Thursday, November 17, 2022

Minuteman

Minuteman (pronounced min-it-man)

(1) A member of a group of American militiamen just before and during the Revolutionary War who held themselves in readiness for instant military service (sometimes lowercase).

(2) A US intercontinental ballistic missile (ICBM) with three stages, powered by solid-propellant rocket engines.

(3) A variety of small, sometimes secretive paramilitary organizations formed in the US over many years with the aim of opposing variously defined threats (communist invasion; illegal immigration etc).

(4) Name for the Missouri Secessionist Paramilitaries, a pro-secession organization active in St Louis, Missouri, US between Jan-May 1861.

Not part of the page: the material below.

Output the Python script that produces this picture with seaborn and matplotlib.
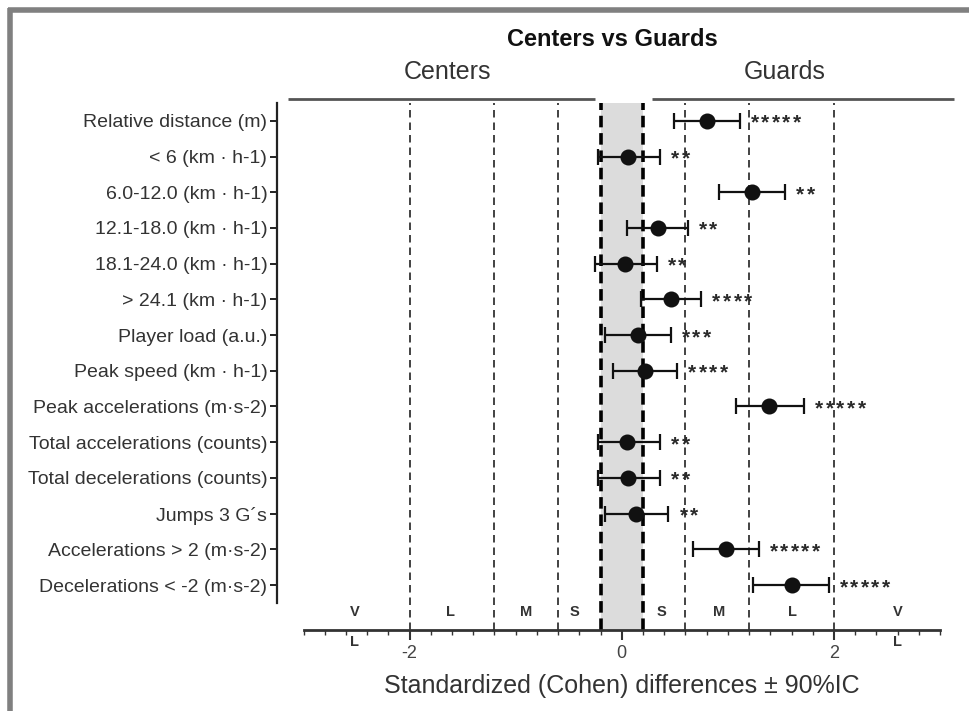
import numpy as np
import pandas as pd
import matplotlib
matplotlib.use("Agg")
import matplotlib.pyplot as plt
from matplotlib.lines import Line2D
from matplotlib.ticker import FixedLocator
import seaborn as sns

# Standardized differences (Cohen's d) between centers and guards, with 90% CI
variables = [
    "Relative distance (m)",
    "< 6 (km · h-1)",
    "6.0-12.0 (km · h-1)",
    "12.1-18.0 (km · h-1)",
    "18.1-24.0 (km · h-1)",
    "> 24.1 (km · h-1)",
    "Player load (a.u.)",
    "Peak speed (km · h-1)",
    "Peak accelerations (m·s-2)",
    "Total accelerations (counts)",
    "Total decelerations (counts)",
    "Jumps 3 G´s",
    "Accelerations > 2 (m·s-2)",
    "Decelerations < -2 (m·s-2)",
]
effect = [0.80, 0.06, 1.23, 0.34, 0.03, 0.46, 0.15, 0.22, 1.39, 0.05, 0.06, 0.13, 0.98, 1.60]
ci_low = [0.49, -0.22, 0.92, 0.05, -0.25, 0.18, -0.16, -0.08, 1.08, -0.22, -0.22, -0.16, 0.67, 1.24]
ci_high = [1.11, 0.36, 1.54, 0.62, 0.33, 0.75, 0.46, 0.52, 1.72, 0.36, 0.36, 0.44, 1.29, 1.95]
stars = ["*****", "**", "**", "**", "**", "****", "***", "****", "*****", "**", "**", "**", "*****", "*****"]

# Effect-size thresholds (small / moderate / large / very large)
thresholds = [-2.0, -1.2, -0.6, 0.6, 1.2, 2.0]
trivial = [-0.2, 0.2]
zone_labels = ["V", "L", "M", "S", "S", "M", "L", "V"]
zone_centers = [-2.52, -1.61, -0.9, -0.45, 0.37, 0.92, 1.61, 2.6]
xticks = [-2, 0, 2]

df = pd.DataFrame({"variable": variables, "effect": effect,
                   "low": ci_low, "high": ci_high, "stars": stars})

sns.set_theme(style="white")
plt.rcParams["font.family"] = ["Liberation Sans", "DejaVu Sans"]
plt.rcParams["axes.unicode_minus"] = False

W, H = 970, 711
fig = plt.figure(figsize=(W / 100, H / 100), dpi=100)
fig.patch.set_facecolor("white")

ax_left, ax_right, ax_top, ax_bottom = 277, 956, 103, 630
ax = fig.add_axes([ax_left / W, 1 - ax_bottom / H,
                   (ax_right - ax_left) / W, (ax_bottom - ax_top) / H])

# Trivial band and threshold lines
ax.axvspan(trivial[0], trivial[1], color="#dcdcdc", zorder=0, lw=0)
for t in trivial:
    ax.axvline(t, color="black", lw=2.6, ls=(0, (3.2, 1.6)), zorder=1)
for t in thresholds:
    ax.axvline(t, color="#222222", lw=1.2, ls=(0, (4.5, 3)), zorder=1)

# Confidence intervals
n = len(df)
pos = np.arange(n)
xerr = np.vstack([df["effect"] - df["low"], df["high"] - df["effect"]])
ax.errorbar(df["effect"], pos, xerr=xerr, fmt="none", ecolor="#111111",
            elinewidth=1.6, capsize=5.5, capthick=1.6, zorder=3)

# Point estimates
sns.pointplot(data=df, x="effect", y="variable", orient="h", linestyle="none",
              errorbar=None, color="#111111", markers="o", markersize=9.5,
              zorder=4, ax=ax)

# Significance asterisks, one glyph per star, spaced along the row
star_size = 15
for i, row in df.iterrows():
    for k in range(len(row["stars"])):
        ax.annotate("*", xy=(row["high"], i), xycoords="data",
                    xytext=(10.8 + 7.6 * k, -0.58 * star_size + 3),
                    textcoords="offset points", ha="center", va="baseline",
                    fontsize=star_size, fontweight="bold", color="#2a2a2a")

ax.set_xlim(-3.25, 3.15)
ax.set_ylim(14.26, -0.5)
ax.set_xlabel("")
ax.set_ylabel("")

for side in ["top", "right"]:
    ax.spines[side].set_visible(False)
ax.spines["left"].set_bounds(-0.5, 13.5)
ax.spines["left"].set_linewidth(1.6)
ax.spines["left"].set_color("#222222")
ax.spines["bottom"].set_bounds(-3, 3)
ax.spines["bottom"].set_linewidth(2)
ax.spines["bottom"].set_color("#333333")

ax.set_xticks(xticks)
minor = [v for v in np.round(np.arange(-3, 3.01, 0.2), 1) if v not in xticks]
ax.xaxis.set_minor_locator(FixedLocator(minor))
ax.tick_params(axis="x", which="major", length=7, width=1.5, color="#333333",
               labelsize=13, labelcolor="#444444", pad=4, bottom=True)
ax.tick_params(axis="x", which="minor", length=3.5, width=1, color="#333333", bottom=True)
ax.tick_params(axis="y", length=5, width=1.4, color="#222222",
               labelsize=14, labelcolor="#333333", pad=2, left=True)

# Magnitude labels along the x axis
tr = ax.get_xaxis_transform()
for lab, xc in zip(zone_labels, zone_centers):
    ax.text(xc, 18 / 527, lab, transform=tr, ha="center", va="center",
            fontsize=10.5, fontweight="bold", color="#333333")
for xc in (zone_centers[0], zone_centers[-1]):
    ax.text(xc, -12 / 527, "L", transform=tr, ha="center", va="center",
            fontsize=10.5, fontweight="bold", color="#333333")

# Group header lines
for x0, x1 in [(-3.15, -0.25), (0.28, 3.13)]:
    ax.plot([x0, x1], [-0.6, -0.6], color="#555555", lw=2, clip_on=False,
            solid_capstyle="butt")

def px(x, y):
    return x / W, 1 - y / H

fig.text(*px(612, 40), "Centers vs Guards", ha="center", va="center",
         fontsize=17, fontweight="bold", color="#111111")
fig.text(*px(448, 72), "Centers", ha="center", va="center",
         fontsize=18, color="#333333")
fig.text(*px(785, 72), "Guards", ha="center", va="center",
         fontsize=18, color="#333333")
fig.text(*px(622, 686), "Standardized (Cohen) differences ± 90%IC",
         ha="center", va="center", fontsize=18, color="#333333")

# Gray frame along top and left edges
fig.add_artist(Line2D([8 / W, 1], [1 - 10 / H, 1 - 10 / H], transform=fig.transFigure,
                      color="#808080", lw=4, solid_capstyle="butt"))
fig.add_artist(Line2D([10 / W, 10 / W], [0, 1 - 8 / H], transform=fig.transFigure,
                      color="#808080", lw=4, solid_capstyle="butt"))

fig.savefig("out.png", dpi=100, facecolor="white")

1645: An Americanism predating the revolutionary wars and a compound word, the construct being minute + man.  Minute is from the Middle English minute, minut & minet, from the Old French minute, from the Medieval Latin minūta (one-sixtieth of an hour; note); doublet of menu.  Man is from the Middle English man, from the Old English mann (human being, person, man), from the Proto-Germanic mann- (human being, man), probably from the primitive Indo-European mon- (man) (“men” having the meaning “mind”).  It was cognate with the West Frisian man, the Dutch man, the German Mann (man), the Norwegian mann (man), the Old Swedish maþer (man), the Swedish man, the Russian муж (muž) (husband, male person), the Avestan manš, the Sanskrit मनु (manu) (human being), the Urdu مانس‎ and Hindi मानस (mānas).  The ICBM was deployed first in 1962 but the name may have existed as early as 1958.  All uses of minuteman are derived from the idea of civilian-soldiers, the colonial and revolutionary era militiaman who promised to be ready to fight at one minute's notice; as military formations, they were mobile, rapid-deployment forces.  Minuteman is a noun; the noun plural is minutemen.

Development of the Minuteman intercontinental ballistic missile (ICBM) began in 1958, immediately after the USSR successfully launched Sputnik, the military significance of which was at the time less the satellite than the big 8K71 rocket used to launch it into orbit.  Essentially a modified Soviet ICBM, the 8K71’s success proved the Russians had the ability to deliver their nuclear weapons to the continental US.  At this point, whatever the views of the military, US strategic policy still envisaged the nuclear deterrent as a retaliatory rather than a first-strike weapon but the US missiles were liquid-fueled and thus not able to be launched in less than two hours.  The warheads from a Russian first-strike would explode in the US within thirty minutes.  The Minuteman solved the tactical problems inherent in the early US ICBMs, the big, immensely complex, liquid-fueled Atlas and Titan rockets.  The Minuteman’s missile and launch-site components used stable solid fuels, were (relatively) small and used a (relatively) simple design able (relatively) easily to be mass-produced, thus providing a quick-reacting, (relatively) cheaply produced, highly survivable component for the nuclear arsenal.  In service now for almost sixty years, they’re not scheduled wholly to be replaced until 2027.

By 1962, the Minuteman thus became the centerpiece of US nuclear strategy.  Inevitably, it became also the focus of disputes between the Pentagon, the White House and the congress over cost which translated into squabbles about how many were needed.  This gave the generals the chance to prove they were as adept as the politicians at budgetary low skullduggery.  The generals were surprisingly willing to compromise on the missile count because they knew the next generation of Minuteman warheads would be Multiple Independently Targeted Reentry Vehicles (MIRVs) which meant three (later MIRVs on other platforms would have ten) warheads per missile so, even after appearing to accede to requests for restraint, the Pentagon ended up with about the same number of warheads originally requested.